Where it leaks: value is assigned partly reader-side, not only channel-side. A leaked stack trace is serendipity to a debugger reading like a prawn. sisuon half-anticipates this — the “so what” turns entirely on reader stance — so the faithful formalization is that meaning is a pairing of (aperture design, reader stance), not a property of the aperture alone. “An API can only produce breach-surprise” is true from the API’s own frame; a prawn-reader can still re-value the breach. Minor leak, nearly closed by the text itself.

Connection: this converges on active inference. The free energy principle separates chosen sampling (epistemic foraging) from passively absorbed noise — and the mode-tag prediction_error is literally the FEP’s driving quantity. The prawn is a system with high tolerance for prediction error that samples broadly to harvest it; the API minimizes free energy the degenerate way — refusing to sample anything that could surprise it. Ashby’s requisite variety says the same in control terms: the API caps input variety at |S| — ideal for regulation, fatal for discovery.

Self-instantiation. The text is a fixed point of its own claim: composed in mode prediction_error, on five unqueried words that “drifted up and lit,” it feeds like the prawn it describes. The structure is enacted, not merely asserted — a self-modeling loop, which is more than most systems rhetoric manages.

Dependency note. The argument is not self-contained. Tine 1 and the discard-premise come from the spine; the rune note supplies “serendipity = reader-side of the unqueryable”; the infrastructure note supplies reliability → unrefusability. This is the reader-side application of machinery built elsewhere, and it leans on it.

Summary assessment.
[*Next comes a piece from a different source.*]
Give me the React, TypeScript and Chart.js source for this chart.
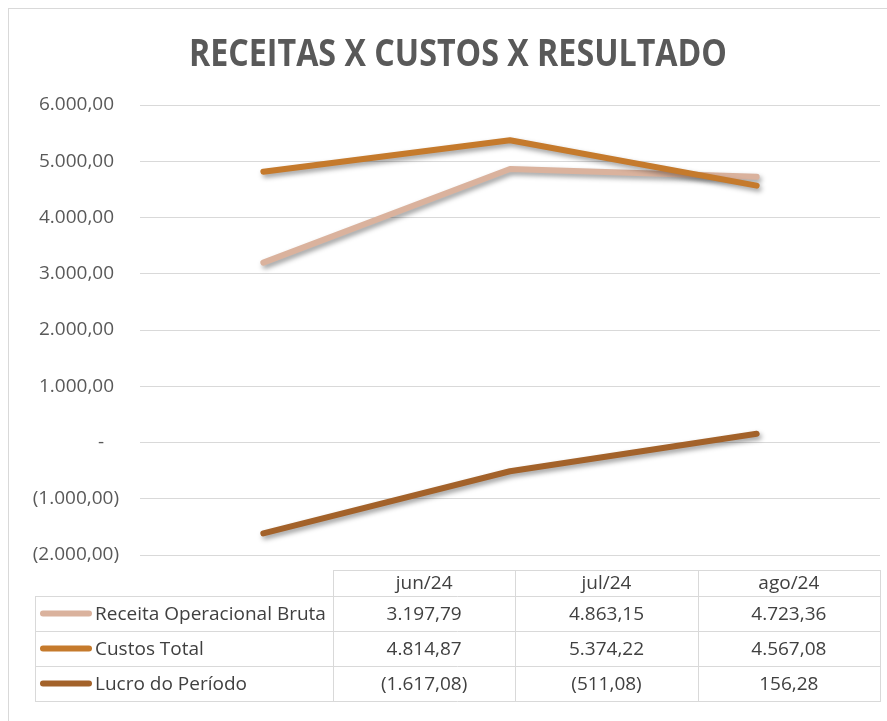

The strongest structural claim is that surprisal is stance-blind, but meaning requires the design-status of the aperture — breach and serendipity are informationally identical and semantically opposite. To make it precise: augment the surprisal of an event with a second variable encoding whether the receiving channel’s openness at that point was designed or failed — condition value not on p(x) alone but on the policy that selected the sampling aperture. Active inference already gives the scaffolding: epistemic value attaches to chosen samples. Do that, and “serendipity is setting-surprise; a crash is breach-surprise” stops being an aphorism and becomes a theorem.